Los muchos años de compañía evolutiva entre el perro y el ser humano ha suscitado la comprensión mutua de nuestros estados emocionales y, en el caso particular del hombre hacia el perro, la habilidad cognitiva y empática de reconocer con cierta precisión su estado anímico.
De todas las especies que habitan el mundo, probablemente el perro (Canis lupus familiaris) sea la única con que el ser humano ha alcanzado un nivel de convivencia casi perfecto, una alianza evolutiva que, en ciertas circunstancias, ha asegurado la supervivencia de uno y de otro. Con un proceso de domesticación que se calcula en más de 30 mil años, los perros y los seres humanos han tenido tiempo de sobra para acompañarse y comprenderse, creando un vínculo de notable comprensión mutua que, según algunos estudios, pueden llegar incluso a la telepatía.
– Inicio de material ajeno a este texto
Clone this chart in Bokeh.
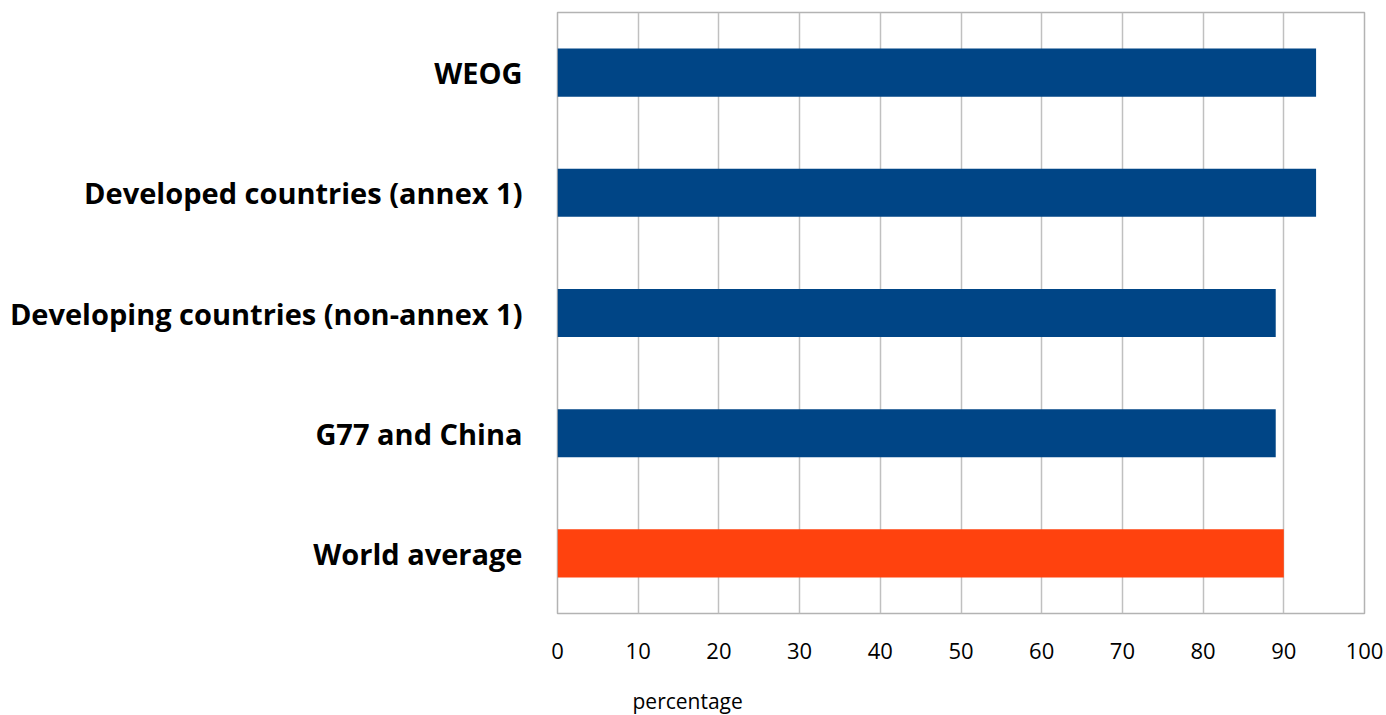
from bokeh.plotting import figure
from bokeh.models import FactorRange, Range1d, ColumnDataSource, FixedTicker, Title
from bokeh.embed import file_html
from bokeh.resources import INLINE

categories = ["WEOG", "Developed countries (annex 1)", "Developing countries (non-annex 1)",
              "G77 and China", "World average"]
values = [94, 94, 89, 89, 90]
x_ticks = [0, 10, 20, 30, 40, 50, 60, 70, 80, 90, 100]

BLUE = "#004586"
ORANGE = "#ff420e"
colors = [ORANGE if c == "World average" else BLUE for c in categories]

src = ColumnDataSource(dict(cat=categories, val=values, color=colors))

p = figure(width=1386, height=715, output_backend="svg", toolbar_location=None,
           y_range=FactorRange(factors=list(reversed(categories)), range_padding=0),
           x_range=Range1d(0, 100),
           min_border_left=557, min_border_right=22, min_border_top=12, min_border_bottom=102)
p.frame_width = 807
p.frame_height = 601

p.hbar(y="cat", left=0, right="val", height=0.4, color="color", line_color=None, source=src)

p.outline_line_color = "#b3b3b3"
p.outline_line_width = 1.5
p.ygrid.grid_line_color = None
p.xgrid.grid_line_color = "#c0c0c0"
p.xgrid.grid_line_width = 1.5
p.xaxis.ticker = FixedTicker(ticks=x_ticks)

p.xaxis.axis_line_color = None
p.xaxis.major_tick_line_color = None
p.xaxis.minor_tick_line_color = None
p.xaxis.major_label_text_font = "Open Sans"
p.xaxis.major_label_text_font_size = "22px"
p.xaxis.major_label_text_color = "#000000"
p.xaxis.major_label_standoff = 23

xlabel = Title(text="percentage", align="left", offset=75, standoff=46,
               text_font="Open Sans", text_font_size="21px", text_font_style="normal",
               text_color="#000000")
p.add_layout(xlabel, "below")

p.yaxis.axis_line_color = None
p.yaxis.major_tick_line_color = None
p.yaxis.minor_tick_line_color = None
p.yaxis.major_label_text_font = "Open Sans"
p.yaxis.major_label_text_font_style = "bold"
p.yaxis.major_label_text_font_size = "29px"
p.yaxis.major_label_text_color = "#000000"
p.yaxis.major_label_standoff = 29

open("out.html", "w").write(file_html(p, INLINE))
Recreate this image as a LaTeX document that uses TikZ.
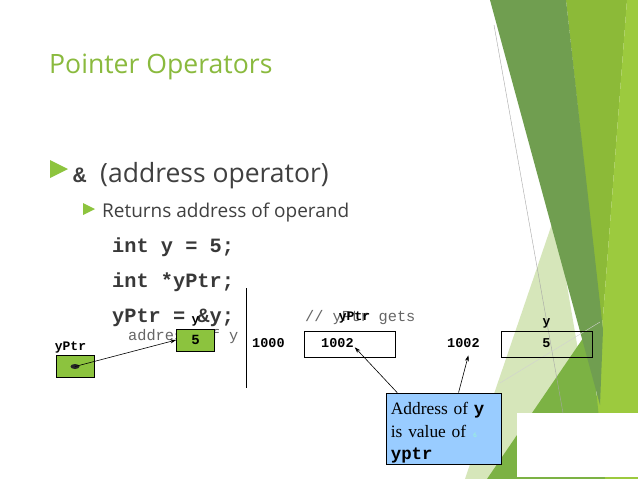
\documentclass[tikz,border=0pt]{standalone}
\usepackage{fontspec}
\setmainfont{Open Sans}
\newfontfamily\codefont{Liberation Mono}
\newfontfamily\notefont{Liberation Serif}
\usetikzlibrary{arrows.meta,positioning,calc,shapes.geometric}

\definecolor{titlegreen}{RGB}{138,186,62}
\definecolor{bulletgreen}{RGB}{141,196,62}
\definecolor{cellgreen}{RGB}{140,195,62}
\definecolor{bodygray}{RGB}{64,64,64}
\definecolor{calloutblue}{RGB}{153,204,255}
\definecolor{facetdark}{RGB}{112,158,80}
\definecolor{facetmid}{RGB}{124,178,68}
\definecolor{facetyellow}{RGB}{140,186,56}
\definecolor{facetlight}{RGB}{156,202,62}
\definecolor{facetpale}{RGB}{214,230,186}

\tikzset{
  titletext/.style={anchor=base west,inner sep=0pt,text=titlegreen,font=\fontsize{26.6}{30}\selectfont},
  bodytext/.style={anchor=base west,inner sep=0pt,text=bodygray,font=\fontsize{26.5}{30}\selectfont},
  subtext/.style={anchor=base west,inner sep=0pt,text=bodygray,font=\fontsize{19}{22}\selectfont},
  codeline/.style={anchor=base west,inner sep=0pt,text=black!78,font=\codefont\bfseries\fontsize{20.3}{22}\selectfont},
  commenttext/.style={anchor=base west,inner sep=0pt,text=black!60,font=\codefont\fontsize{15.3}{17}\selectfont},
  cellname/.style={inner sep=0pt,font=\codefont\bfseries\fontsize{13}{14}\selectfont},
  greencell/.style={draw,line width=0.7pt,fill=cellgreen,minimum width=38pt,minimum height=22pt,inner sep=0pt,
    font=\codefont\bfseries\fontsize{14}{14}\selectfont},
  ptrdot/.style={ellipse,fill=black!85,minimum width=9pt,minimum height=5pt,inner sep=0pt},
  memcell/.style={draw,line width=0.7pt,minimum width=91pt,minimum height=26pt,inner sep=0pt},
  addrtext/.style={anchor=base west,inner sep=0pt,font=\codefont\bfseries\fontsize{13.5}{14}\selectfont},
  calloutbox/.style={draw,line width=0.7pt,fill=calloutblue,minimum width=115pt,minimum height=71pt,inner sep=0pt},
  notetext/.style={inner sep=0pt,text width=108pt,align=left,font=\notefont\fontsize{17.4}{22.5}\selectfont},
  ptrarrow/.style={-{Stealth[length=6pt,width=4pt]},line width=0.6pt}
}

\begin{document}
\begin{tikzpicture}[x=1pt,y=-1pt]
\useasboundingbox (0,0) rectangle (638,479);
\fill[white] (0,0) rectangle (638,479);

% facet bands on the right
\fill[facetyellow] (566,0) -- (627,0) -- (602,330) -- cycle;
\fill[facetlight] (627,0) -- (638,0) -- (638,479) -- (590,479) -- (602,330) -- cycle;
\fill[facetpale] (555,215) -- (600,479) -- (465,479) -- cycle;
\fill[facetmid] (487,479) -- (590,328) -- (605,479) -- cycle;
\fill[facetdark] (490,0) -- (566,0) -- (603,330) -- (600,405) -- cycle;
\fill[white] (517,413) rectangle (638,477);
\draw[black!35,line width=0.4pt] (494,25) -- (563,413);
\draw[black!18,line width=0.4pt] (500,383) -- (600,322);

% title and bullets
\node[titletext] (title) at (49,73) {Pointer Operators};
\fill[bulletgreen] (50,160) -- (68,169) -- (50,178) -- cycle;
\node[codeline,text=bodygray,font=\codefont\bfseries\fontsize{22}{24}\selectfont] (amp) at (73,182) {\&};
\node[bodytext] (lvl1) at (100,182) {(address operator)};
\fill[bulletgreen] (83,203) -- (95,209) -- (83,215) -- cycle;
\node[subtext] (lvl2) at (102,217) {Returns address of operand};

% code
\node[codeline] (decl) at (112,252) {int y = 5;};
\node[codeline] (ptrdecl) at (112,287) {int *yPtr;};
\node[codeline] (assign) at (112,322) {yPtr = \&y;};
\node[commenttext] (cmt1) at (305,321) {// yPtr gets};
\node[commenttext] (cmt2) at (128,340) {address of y};

\draw[line width=0.7pt] (246,288) -- (246,388);

% left picture
\node[greencell] (ptrcell) at (75,366.5) {};
\node[ptrdot] (dot) at (ptrcell.center) {};
\node[greencell] (ycell) at (195.5,340) {5};
\node[cellname,above=2pt of ycell] (yname) {y};
\node[cellname,above right=1.5pt and -1pt of ptrcell.north west] (ptrname) {yPtr};
\draw[ptrarrow] (dot.center) -- (ycell.west);

% memory row
\node[addrtext] (addr1000) at (252,347) {1000};
\node[memcell] (ptrmem) at (349.5,344) {};
\node[addrtext] (ptrval) at (321,347) {1002};
\node[cellname,above=7pt of ptrmem,xshift=5pt] (ptrmemname) {yPtr};
\node[addrtext] (addr1002) at (447,347) {1002};
\node[memcell] (ymem) at (546.5,344) {};
\node[addrtext,anchor=base] (yval) at (546.5,347) {5};
\node[cellname,above=2pt of ymem] (ymemname) {y};

% callout
\node[calloutbox] (callout) at (443.5,428.5) {};
\node[notetext,below right=9.7pt and 5pt of callout.north west] (note)
  {Address of {\codefont\bfseries y}\\is value of\\{\codefont\bfseries yptr}};
\node[inner sep=0pt,text=green!50!cyan!40,font=\fontsize{6}{6}\selectfont] (pgnum) at (475,435) {6};
\draw[ptrarrow] ($(callout.north west)!0.1!(callout.north east)$) -- ($(ptrval.south east)+(1,0)$);
\draw[ptrarrow] ($(callout.north west)!0.63!(callout.north east)$) -- ($(addr1002.south)+(5,8)$);
\end{tikzpicture}
\end{document}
En cualquier caso, resulta innegable que entre el lenguaje de los perros y el del hombre existe una zona común, casi empática, que permite, por ejemplo, comportamientos como la obediencia pero también la preocupación recíproca, una especie de sentido de la “otredad” que en el perro se desarrolló como instinto de preservación elemental.
Sin embargo, en sentido inverso, en el ser humano que lee emociones en el rostro de los perros, se trata también de una habilidad cognitiva bastante admirable pero también, en algunos casos, discutida. En efecto: cuando alguien asegura que entiende a su perro, por lo regular solo posee evidencia empírica para probar el hecho, esa información que se recoge en el trato cotidiano y que, en el caso de esta relación, se expresa en miradas y gestos que no siempre pueden describirse en palabras corrientes.
Ahora, sin embargo, un estudio de la Universidad Walden de Florida, ha mostrado que el ser humano sí es capaz de reconocer emociones en el rostro de los perros, identificándolas con un alto grado de precisión, lo cual muestra que nuestra habilidad empática también se aplica en otras especies.
En la investigación, Tina Bloom y Harris Friedman tomaron fotografías a un pastor belga de cinco años de edad y de nombre Mal, el cual recibió entrenamiento como perro de vigilancia. Las imágenes correspondían a distintas reacciones por parte del animal, el cual fue sometido a sendos estímulos para suscitar distintas expresiones faciales. Así, por ejemplo, los científicos lo elogiaron para provocar una reacción de felicidad y lo reprimieron para hacerlo sentir triste (o al menos eso que en la realidad humana definimos como felicidad y como tristeza), además de otras respuestas emotivas como el enojo y el miedo.
Acto seguido, Bloom y su colega mostraron las fotografías a una serie de voluntarios, pidiéndoles que señalaran la emoción que detectaban en el rostro de Mal. Según los resultados, la felicidad fue el estado identificado más fácilmente, con un 88% de aciertos; siguieron el miedo y la tristeza, con 45% y 37%, respectivamente, y al final el desagrado, con 13%.
Curiosamente, el estudio también mostró que las personas que no poseen perros fueron más acertadas al momento de identificar las emociones, lo cual, según se deduce en el sitio PopSci, podría ser expresión del autoengaño en que a veces incurren los propietarios de perros que prefieren ignorar o disimular el enojo o el disgusto de sus mascotas, aunque también puede ser que la habilidad de reconocer emociones sea algo innato y no aprendido.
Sea como fuere, este experimento demuestra con notable claridad cómo perros y seres humanos se encuentran más unidos de lo que muchas otras especies del planeta.
Esto a pesar de lo dicho por el filósofo austríaco Ludwig Wittgenstein:
Si un león pudiera hablar, no podríamos comprenderlo […]. Imaginar un lenguaje es imaginar una forma de vida. Es lo que hacemos y lo que somos lo que da sentido a nuestras palabras.